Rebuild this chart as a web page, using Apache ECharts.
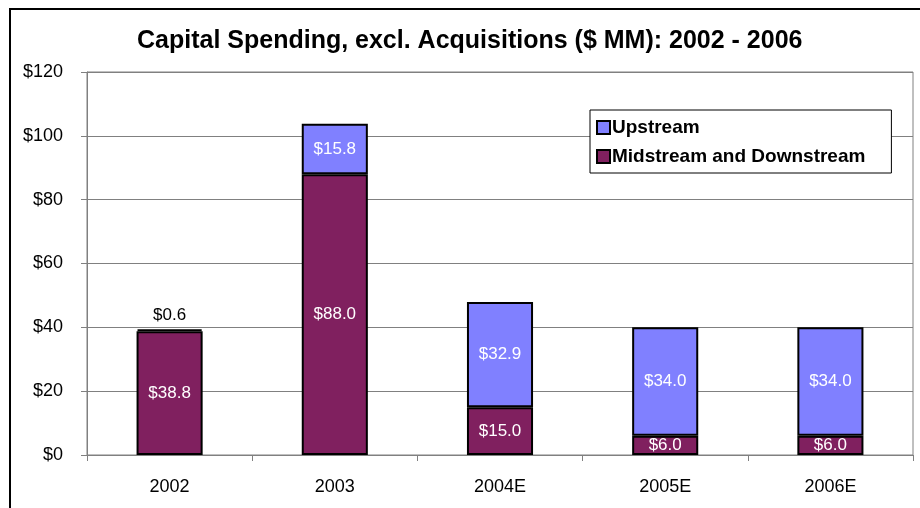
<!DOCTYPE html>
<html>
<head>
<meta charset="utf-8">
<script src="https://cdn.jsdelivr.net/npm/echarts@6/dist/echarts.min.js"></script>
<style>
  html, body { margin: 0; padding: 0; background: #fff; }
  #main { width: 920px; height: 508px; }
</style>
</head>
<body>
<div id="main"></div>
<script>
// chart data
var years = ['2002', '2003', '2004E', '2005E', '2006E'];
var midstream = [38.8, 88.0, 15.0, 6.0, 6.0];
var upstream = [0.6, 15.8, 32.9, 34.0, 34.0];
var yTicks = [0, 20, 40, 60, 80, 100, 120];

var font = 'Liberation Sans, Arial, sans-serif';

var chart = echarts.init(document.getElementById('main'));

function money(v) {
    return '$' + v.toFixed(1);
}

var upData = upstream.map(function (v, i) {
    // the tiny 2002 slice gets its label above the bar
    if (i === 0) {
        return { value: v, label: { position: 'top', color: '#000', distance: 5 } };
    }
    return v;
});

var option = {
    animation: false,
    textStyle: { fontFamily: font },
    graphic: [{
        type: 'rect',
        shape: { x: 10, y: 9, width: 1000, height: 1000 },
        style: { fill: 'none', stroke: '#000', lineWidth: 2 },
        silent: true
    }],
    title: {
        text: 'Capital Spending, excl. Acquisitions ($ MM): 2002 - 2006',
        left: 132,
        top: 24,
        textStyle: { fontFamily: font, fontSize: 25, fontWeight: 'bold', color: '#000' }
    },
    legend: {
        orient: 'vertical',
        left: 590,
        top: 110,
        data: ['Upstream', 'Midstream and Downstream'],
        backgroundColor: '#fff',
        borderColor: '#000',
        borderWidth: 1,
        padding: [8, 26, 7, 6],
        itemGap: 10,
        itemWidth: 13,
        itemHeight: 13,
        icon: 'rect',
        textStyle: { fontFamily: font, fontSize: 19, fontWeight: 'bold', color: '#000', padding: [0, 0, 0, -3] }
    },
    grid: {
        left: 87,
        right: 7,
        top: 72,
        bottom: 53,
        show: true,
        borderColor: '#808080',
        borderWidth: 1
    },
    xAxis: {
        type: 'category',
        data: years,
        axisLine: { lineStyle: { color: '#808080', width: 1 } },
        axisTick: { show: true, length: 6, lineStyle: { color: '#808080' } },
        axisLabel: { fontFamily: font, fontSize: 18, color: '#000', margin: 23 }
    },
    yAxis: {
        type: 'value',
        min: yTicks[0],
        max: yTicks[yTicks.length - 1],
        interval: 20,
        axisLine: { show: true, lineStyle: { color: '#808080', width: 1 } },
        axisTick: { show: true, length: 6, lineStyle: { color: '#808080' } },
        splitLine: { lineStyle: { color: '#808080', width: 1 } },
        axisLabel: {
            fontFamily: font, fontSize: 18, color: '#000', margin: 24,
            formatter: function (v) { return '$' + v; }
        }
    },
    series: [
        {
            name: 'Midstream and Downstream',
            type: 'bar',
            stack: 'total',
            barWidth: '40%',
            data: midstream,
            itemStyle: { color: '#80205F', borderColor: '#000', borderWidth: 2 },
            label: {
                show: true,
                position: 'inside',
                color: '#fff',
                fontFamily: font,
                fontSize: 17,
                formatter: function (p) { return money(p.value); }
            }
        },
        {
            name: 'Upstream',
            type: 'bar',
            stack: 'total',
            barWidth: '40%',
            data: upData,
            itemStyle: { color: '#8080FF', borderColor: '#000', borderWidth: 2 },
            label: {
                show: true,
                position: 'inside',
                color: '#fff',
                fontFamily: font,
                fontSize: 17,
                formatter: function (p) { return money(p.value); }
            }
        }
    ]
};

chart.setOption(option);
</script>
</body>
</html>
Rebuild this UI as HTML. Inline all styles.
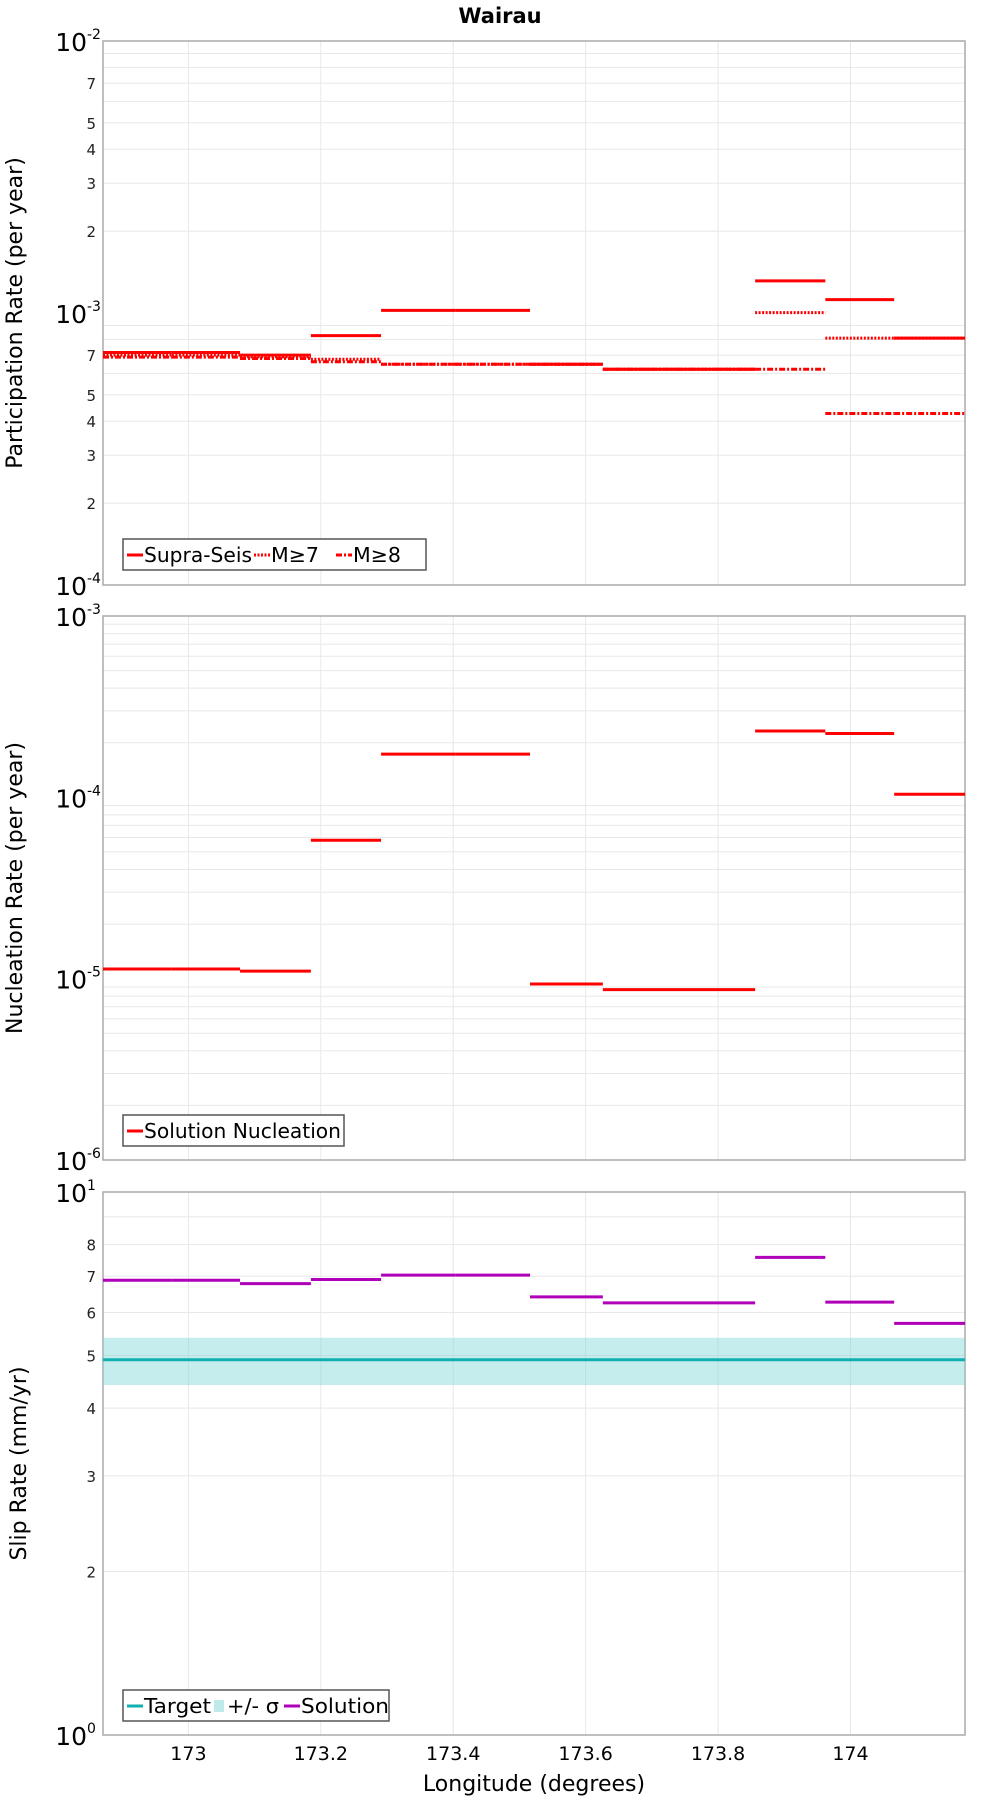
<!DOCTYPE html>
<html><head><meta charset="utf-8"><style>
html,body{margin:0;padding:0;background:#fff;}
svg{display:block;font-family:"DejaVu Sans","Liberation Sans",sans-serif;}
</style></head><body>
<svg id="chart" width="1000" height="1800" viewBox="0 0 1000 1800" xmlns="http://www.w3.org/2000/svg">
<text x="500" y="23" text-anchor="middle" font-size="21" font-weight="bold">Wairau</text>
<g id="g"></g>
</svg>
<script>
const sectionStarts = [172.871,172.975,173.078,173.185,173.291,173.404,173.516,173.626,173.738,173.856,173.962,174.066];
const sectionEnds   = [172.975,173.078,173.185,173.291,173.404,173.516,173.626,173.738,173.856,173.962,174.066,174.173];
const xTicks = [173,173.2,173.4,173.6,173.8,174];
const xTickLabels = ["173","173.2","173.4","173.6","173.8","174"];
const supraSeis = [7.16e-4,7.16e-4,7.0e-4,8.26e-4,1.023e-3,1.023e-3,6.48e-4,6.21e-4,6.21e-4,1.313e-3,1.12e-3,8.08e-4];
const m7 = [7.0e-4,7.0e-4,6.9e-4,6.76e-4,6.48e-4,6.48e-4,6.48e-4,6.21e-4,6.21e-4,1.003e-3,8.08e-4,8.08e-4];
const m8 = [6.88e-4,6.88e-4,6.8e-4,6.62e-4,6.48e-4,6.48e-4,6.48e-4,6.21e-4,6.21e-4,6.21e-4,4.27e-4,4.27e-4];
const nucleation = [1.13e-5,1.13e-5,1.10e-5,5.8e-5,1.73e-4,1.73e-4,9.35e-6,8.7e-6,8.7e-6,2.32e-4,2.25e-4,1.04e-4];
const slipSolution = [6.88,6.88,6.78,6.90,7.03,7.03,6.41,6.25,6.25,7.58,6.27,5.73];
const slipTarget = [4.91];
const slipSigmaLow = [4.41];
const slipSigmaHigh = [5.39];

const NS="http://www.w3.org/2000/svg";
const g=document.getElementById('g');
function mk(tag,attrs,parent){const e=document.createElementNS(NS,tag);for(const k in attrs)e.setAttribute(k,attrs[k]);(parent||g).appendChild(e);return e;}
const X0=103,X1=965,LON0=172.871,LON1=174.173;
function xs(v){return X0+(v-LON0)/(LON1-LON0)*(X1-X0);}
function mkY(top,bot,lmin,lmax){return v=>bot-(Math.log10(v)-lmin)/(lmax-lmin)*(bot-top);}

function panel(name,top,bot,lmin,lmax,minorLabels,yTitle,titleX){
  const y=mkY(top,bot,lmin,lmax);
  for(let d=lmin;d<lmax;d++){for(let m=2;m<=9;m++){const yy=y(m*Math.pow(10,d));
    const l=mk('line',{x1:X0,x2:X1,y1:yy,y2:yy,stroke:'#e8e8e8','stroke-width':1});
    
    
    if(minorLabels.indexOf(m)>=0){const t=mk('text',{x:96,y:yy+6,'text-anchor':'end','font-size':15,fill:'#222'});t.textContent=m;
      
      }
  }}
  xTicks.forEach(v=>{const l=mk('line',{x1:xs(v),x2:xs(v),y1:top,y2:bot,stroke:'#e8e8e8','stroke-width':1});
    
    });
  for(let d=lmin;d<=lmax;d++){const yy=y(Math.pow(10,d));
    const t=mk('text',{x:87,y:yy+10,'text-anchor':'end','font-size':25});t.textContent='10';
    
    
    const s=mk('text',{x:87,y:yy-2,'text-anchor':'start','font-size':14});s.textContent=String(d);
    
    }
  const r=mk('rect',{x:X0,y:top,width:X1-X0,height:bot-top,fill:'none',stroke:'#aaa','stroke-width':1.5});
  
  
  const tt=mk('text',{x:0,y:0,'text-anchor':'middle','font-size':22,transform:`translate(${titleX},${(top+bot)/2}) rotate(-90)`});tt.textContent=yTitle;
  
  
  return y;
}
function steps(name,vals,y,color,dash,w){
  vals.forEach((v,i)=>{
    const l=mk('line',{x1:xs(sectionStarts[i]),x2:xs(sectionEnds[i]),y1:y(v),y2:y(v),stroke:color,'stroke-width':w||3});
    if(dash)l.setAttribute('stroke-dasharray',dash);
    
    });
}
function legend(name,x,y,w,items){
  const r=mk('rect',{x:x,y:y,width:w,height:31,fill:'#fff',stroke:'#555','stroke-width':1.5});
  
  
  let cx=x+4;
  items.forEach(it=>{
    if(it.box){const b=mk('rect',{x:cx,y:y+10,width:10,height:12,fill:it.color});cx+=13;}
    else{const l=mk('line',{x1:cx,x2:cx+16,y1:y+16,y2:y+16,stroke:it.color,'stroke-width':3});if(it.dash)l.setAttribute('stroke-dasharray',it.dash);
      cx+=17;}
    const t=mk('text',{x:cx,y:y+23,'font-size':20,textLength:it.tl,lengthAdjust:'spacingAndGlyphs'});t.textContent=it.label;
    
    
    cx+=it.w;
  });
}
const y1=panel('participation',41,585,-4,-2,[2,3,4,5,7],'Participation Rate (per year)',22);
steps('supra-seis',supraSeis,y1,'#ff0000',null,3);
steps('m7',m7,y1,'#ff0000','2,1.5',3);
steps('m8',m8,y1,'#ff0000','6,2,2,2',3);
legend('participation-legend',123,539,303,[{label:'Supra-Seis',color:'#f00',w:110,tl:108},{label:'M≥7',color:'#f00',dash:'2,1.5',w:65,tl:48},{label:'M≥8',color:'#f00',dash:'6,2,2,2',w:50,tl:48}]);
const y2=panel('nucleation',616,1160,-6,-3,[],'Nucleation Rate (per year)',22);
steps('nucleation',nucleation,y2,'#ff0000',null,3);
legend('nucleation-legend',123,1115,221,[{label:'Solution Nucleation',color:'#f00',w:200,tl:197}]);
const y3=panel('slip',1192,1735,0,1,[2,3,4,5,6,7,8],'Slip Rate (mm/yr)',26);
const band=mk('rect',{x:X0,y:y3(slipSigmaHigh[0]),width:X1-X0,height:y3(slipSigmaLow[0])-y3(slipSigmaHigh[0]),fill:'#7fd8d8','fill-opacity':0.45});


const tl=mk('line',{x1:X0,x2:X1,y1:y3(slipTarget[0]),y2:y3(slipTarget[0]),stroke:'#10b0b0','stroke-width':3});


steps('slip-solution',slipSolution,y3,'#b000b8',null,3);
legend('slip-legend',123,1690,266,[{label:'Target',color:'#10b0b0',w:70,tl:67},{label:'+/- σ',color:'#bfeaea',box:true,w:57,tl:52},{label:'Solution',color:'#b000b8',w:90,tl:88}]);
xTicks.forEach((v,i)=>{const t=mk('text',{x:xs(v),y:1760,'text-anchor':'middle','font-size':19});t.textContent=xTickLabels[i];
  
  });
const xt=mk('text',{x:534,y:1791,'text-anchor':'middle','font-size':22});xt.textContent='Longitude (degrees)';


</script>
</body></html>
--
■ TO BE DONE ■
Where a line of the data holds "this", show that line.

■ ANSWER TO THE TASK ■
Rebuild this chart as a web page, using Apache ECharts.
Rebuild this UI as HTML. Inline all styles.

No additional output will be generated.